İnanan kesimin neden yakılmış bir eseri yok, neden oynatılmış bir eseri mevcut değil. Sinamayla ilişkimiz ise üç beş senelik bir olay…
Diyebilirsiniz ki, bütün zeminleri onlar istile etmişlerdi?
Ama bu bahane olmaz. Biz ne yazdık, ne yazanların elinden tuttuk, ne yaptık, ne yapanları yücelttik. Atı alan da üsküdarı geçti.
* * *
Evet, o tartışmadan aldığım en büyük derse gelince…
Bu millet, maalesef bir daha iltiyam bulmayacak şekilde kamplara bölünmüş bulunuyor. Kullandıkları ifadeler, diyalogları, yakalışmları, analyışları, hatta dilleri tamamen başkalaşmış iki kesim.
Bir iki bilim adamının uzlaştırma çabaları da havada kaldı. İki kesim arasındaki mesafa şarkla garp arasındaki mesafe kadar. Bu kör döğüş, bu kitlenmiş diyalog saplantısı, hızla toplumu uçuruma götürüyor.
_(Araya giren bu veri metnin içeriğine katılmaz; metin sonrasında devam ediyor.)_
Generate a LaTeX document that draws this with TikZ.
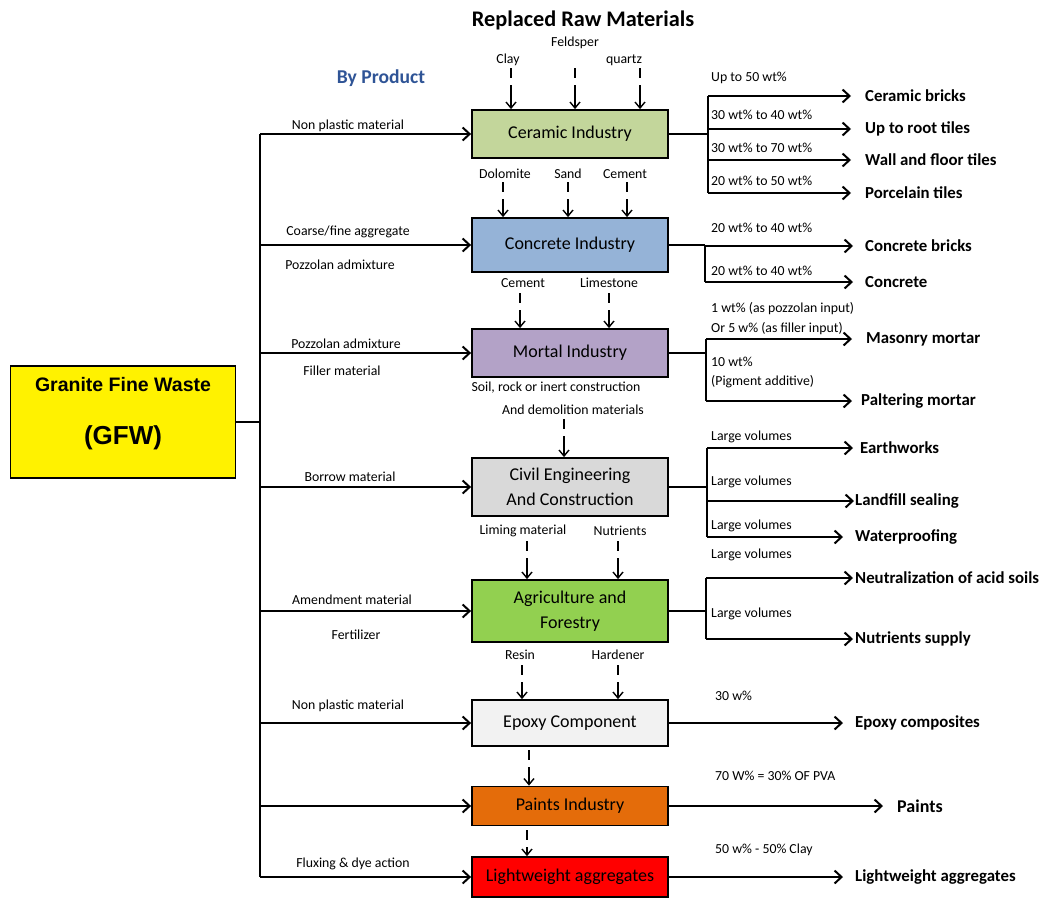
\documentclass[tikz,border=0pt]{standalone}
\usepackage{fontspec}
\setmainfont{Carlito}
\newfontfamily\gfwfont{Liberation Sans}
\usetikzlibrary{arrows.meta}

\definecolor{cerfill}{HTML}{C3D69B}
\definecolor{confill}{HTML}{95B3D7}
\definecolor{morfill}{HTML}{B3A2C7}
\definecolor{civfill}{HTML}{D9D9D9}
\definecolor{agrfill}{HTML}{92D050}
\definecolor{epofill}{HTML}{F2F2F2}
\definecolor{paifill}{HTML}{E46C0A}
\definecolor{ligfill}{HTML}{FF0000}
\definecolor{byblue}{HTML}{2F5496}

\tikzset{
  indbox/.style={draw, line width=1.8pt, minimum width=196pt, align=center, inner sep=0pt, font=\fontsize{18}{25}\selectfont},
  lbl/.style={inner sep=0pt, font=\fontsize{13.8}{16}\selectfont},
  pct/.style={lbl, anchor=west},
  prod/.style={inner sep=0pt, anchor=west, font=\bfseries\fontsize{16.8}{19}\selectfont},
  wire/.style={line width=2pt},
  feed/.style={wire, -{Straight Barb[length=7pt,width=13pt]}},
  raw/.style={line width=1.4pt, dash pattern=on 10pt off 7pt on 30pt off 7pt, -{Straight Barb[length=6pt,width=10pt]}},
}

\begin{document}
\begin{tikzpicture}[x=1pt, y=-1pt]
  \useasboundingbox (0,0) rectangle (1043,897);

  % headings
  \node[font=\bfseries\fontsize{22.3}{26}\selectfont] (title) at (583,20) {Replaced Raw Materials};
  \node[font=\bfseries\fontsize{19.6}{23}\selectfont, text=byblue] (byprod) at (381,78) {By Product};

  % source box
  \node[draw, line width=1.5pt, fill=yellow, minimum width=225pt, minimum height=112pt] (gfw) at (123,422) {};
  \node[font=\gfwfont\bfseries\fontsize{19.5}{22}\selectfont] (gfwname) at (123,385) {Granite Fine Waste};
  \node[font=\gfwfont\bfseries\fontsize{26}{30}\selectfont] (gfwabbr) at (123,438) {(GFW)};

  % industries
  \node[indbox, fill=cerfill, minimum height=48pt] (cer) at (570,134) {Ceramic Industry};
  \node[indbox, fill=confill, minimum height=54pt] (con) at (570,245) {Concrete Industry};
  \node[indbox, fill=morfill, minimum height=48pt] (mor) at (570,353) {Mortal Industry};
  \node[indbox, fill=civfill, minimum height=58pt] (civ) at (570,487) {Civil Engineering\\And Construction};
  \node[indbox, fill=agrfill, minimum height=62pt] (agr) at (570,611) {Agriculture and\\Forestry};
  \node[indbox, fill=epofill, minimum height=46pt] (epo) at (570,723) {Epoxy Component};
  \node[indbox, fill=paifill, minimum height=39pt] (pai) at (570,806) {Paints Industry};
  \node[indbox, fill=ligfill, minimum height=40pt] (lig) at (570,877) {Lightweight aggregates};

  % trunk from GFW
  \coordinate (trunktop) at (260,138);
  \draw[wire] (gfw.east) -- (gfw.east -| trunktop);
  \draw[wire] (trunktop |- cer.west) -- (trunktop |- lig.west);
  \foreach \b in {cer,con,mor,civ,agr,epo,pai,lig}
    \draw[feed] (trunktop |- \b.west) -- (\b.west);

  % by product labels
  \node[lbl] (np1) at (348,126) {Non plastic material};
  \node[lbl] (cfa) at (348,232) {Coarse/fine aggregate};
  \node[lbl] (pz1) at (340,265) {Pozzolan admixture};
  \node[lbl] (pz2) at (346,344) {Pozzolan admixture};
  \node[lbl] (fil) at (342,371) {Filler material};
  \node[lbl] (bor) at (350,477) {Borrow material};
  \node[lbl] (ame) at (352,600) {Amendment material};
  \node[lbl] (fer) at (356,635) {Fertilizer};
  \node[lbl] (np2) at (348,706) {Non plastic material};
  \node[lbl] (flx) at (353,864) {Fluxing \& dye action};

  % replaced raw materials
  \node[lbl] (feld) at (575,43) {Feldsper};
  \node[lbl] (clay) at (508,60) {Clay};
  \node[lbl] (qtz) at (624,60) {quartz};
  \foreach \x in {511,575,640}
    \draw[raw] (\x,68) -- (cer.north -| \x,0);

  \node[lbl] (dol) at (505,174) {Dolomite};
  \node[lbl] (sand) at (568,174) {Sand};
  \node[lbl] (cem1) at (625,174) {Cement};
  \foreach \x in {503,568,627}
    \draw[raw] (\x,182) -- (con.north -| \x,0);

  \node[lbl] (cem2) at (523,283) {Cement};
  \node[lbl] (lime) at (609,283) {Limestone};
  \foreach \x in {520,609}
    \draw[raw] (\x,293) -- (mor.north -| \x,0);

  \node[lbl] (soil) at (556,388) {Soil, rock or inert construction};
  \node[lbl] (demo) at (573,410) {And demolition materials};
  \draw[raw] (564,419) -- (civ.north -| 564,0);

  \node[lbl] (lim) at (523,531) {Liming material};
  \node[lbl] (nut) at (620,531) {Nutrients};
  \foreach \x in {527,618}
    \draw[raw] (\x,541) -- (agr.north -| \x,0);

  \node[lbl] (res) at (520,655) {Resin};
  \node[lbl] (har) at (618,655) {Hardener};
  \foreach \x in {522,618}
    \draw[raw] (\x,665) -- (epo.north -| \x,0);

  \draw[raw] (529,750) -- (pai.north -| 529,0);
  \draw[raw] (527,830) -- (lig.north -| 527,0);

  % ceramic products
  \coordinate (cerx) at (708,0);
  \node[prod] (cb) at (865,96) {Ceramic bricks};
  \node[prod] (rt) at (865,129) {Up to root tiles};
  \node[prod] (wf) at (865,160) {Wall and floor tiles};
  \node[prod] (pt) at (865,193) {Porcelain tiles};
  \draw[wire] (cer.east) -- (cer.east -| cerx);
  \draw[wire] (cb.west -| cerx) -- (pt.west -| cerx);
  \foreach \t in {cb,rt,wf,pt}
    \draw[feed] (\t.west -| cerx) -- ([xshift=-14pt]\t.west);
  \node[pct] (cp1) at (711,78) {Up to 50 wt\%};
  \node[pct] (cp2) at (711,115) {30 wt\% to 40 wt\%};
  \node[pct] (cp3) at (711,148) {30 wt\% to 70 wt\%};
  \node[pct] (cp4) at (711,181) {20 wt\% to 50 wt\%};

  % concrete products
  \coordinate (conx) at (705,0);
  \node[prod] (crb) at (865,246) {Concrete bricks};
  \node[prod] (crt) at (865,282) {Concrete};
  \draw[wire] (con.east) -- (con.east -| conx);
  \draw[wire] (crb.west -| conx) -- (crt.west -| conx);
  \foreach \t in {crb,crt}
    \draw[feed] (\t.west -| conx) -- ([xshift=-12pt]\t.west);
  \node[pct] (kp1) at (711,228) {20 wt\% to 40 wt\%};
  \node[pct] (kp2) at (711,271) {20 wt\% to 40 wt\%};

  % mortar products
  \coordinate (morx) at (706,0);
  \node[prod] (mm) at (866,339) {Masonry mortar};
  \node[prod] (pm) at (861,401) {Paltering mortar};
  \draw[wire] (mor.east) -- (mor.east -| morx);
  \draw[wire] (mm.west -| morx) -- (pm.west -| morx);
  \draw[feed] (mm.west -| morx) -- ([xshift=-14pt]mm.west);
  \draw[feed] (pm.west -| morx) -- ([xshift=-9pt]pm.west);
  \node[pct] (mp1) at (711,309) {1 wt\% (as pozzolan input)};
  \node[pct] (mp2) at (711,329) {Or 5 w\% (as filler input)};
  \node[pct] (mp3) at (711,362) {10 wt\%};
  \node[pct] (mp4) at (711,382) {(Pigment additive)};

  % civil products
  \coordinate (civx) at (707,0);
  \node[prod] (ew) at (860,448) {Earthworks};
  \node[prod] (ls) at (855,501) {Landfill sealing};
  \node[prod] (wp) at (855,537) {Waterproofing};
  \draw[wire] (civ.east) -- (civ.east -| civx);
  \draw[wire] (ew.west -| civx) -- (wp.west -| civx);
  \draw[feed] (ew.west -| civx) -- ([xshift=-7pt]ew.west);
  \draw[feed] (ls.west -| civx) -- ([xshift=-1pt]ls.west);
  \draw[feed] (wp.west -| civx) -- ([xshift=-12pt]wp.west);
  \node[pct] (vp1) at (711,437) {Large volumes};
  \node[pct] (vp2) at (711,482) {Large volumes};
  \node[pct] (vp3) at (711,526) {Large volumes};

  % agriculture products
  \coordinate (agrx) at (706,0);
  \node[prod] (na) at (855,578) {Neutralization of acid soils};
  \node[prod] (ns) at (855,639) {Nutrients supply};
  \draw[wire] (agr.east) -- (agr.east -| agrx);
  \draw[wire] (na.west -| agrx) -- (ns.west -| agrx);
  \foreach \t in {na,ns}
    \draw[feed] (\t.west -| agrx) -- ([xshift=-2pt]\t.west);
  \node[pct] (ap1) at (711,555) {Large volumes};
  \node[pct] (ap2) at (711,614) {Large volumes};

  % single products
  \node[prod] (ec) at (855,723) {Epoxy composites};
  \node[prod, font=\bfseries\fontsize{18}{21}\selectfont] (pa) at (897,806) {Paints};
  \node[prod] (la) at (855,877) {Lightweight aggregates};
  \draw[feed] (epo.east) -- ([xshift=-12pt]ec.west);
  \draw[feed] (pai.east) -- ([xshift=-14pt]pa.west);
  \draw[feed] (lig.east) -- ([xshift=-12pt]la.west);
  \node[pct] (ep1) at (715,696) {30 w\%};
  \node[pct] (pp1) at (715,776) {70 W\% = 30\% OF PVA};
  \node[pct] (lp1) at (715,850) {50 w\% - 50\% Clay};
\end{tikzpicture}
\end{document}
Ve korkarım ki, bu dakikadan sonra bu gidişat, kendisinini durdurmaya kalkışacakları da tepeleyip geçecektir. Demokrasi vesaire, bu nefreti söndürmeye yetmez. Ülke kesin tercihini yapmalı ve ne ise o tarafa tam ağırlığını koymalı.
Bu halkala da bunu başarabilir miyiz bilemiyorum. Ümit edelim ki, milletin tarihi sağduyusu hakim bir hakem rolu oynayabilsin.
Aksi takdirde mukadder olan akibeti bilmek için kahin olmaya gerek yok.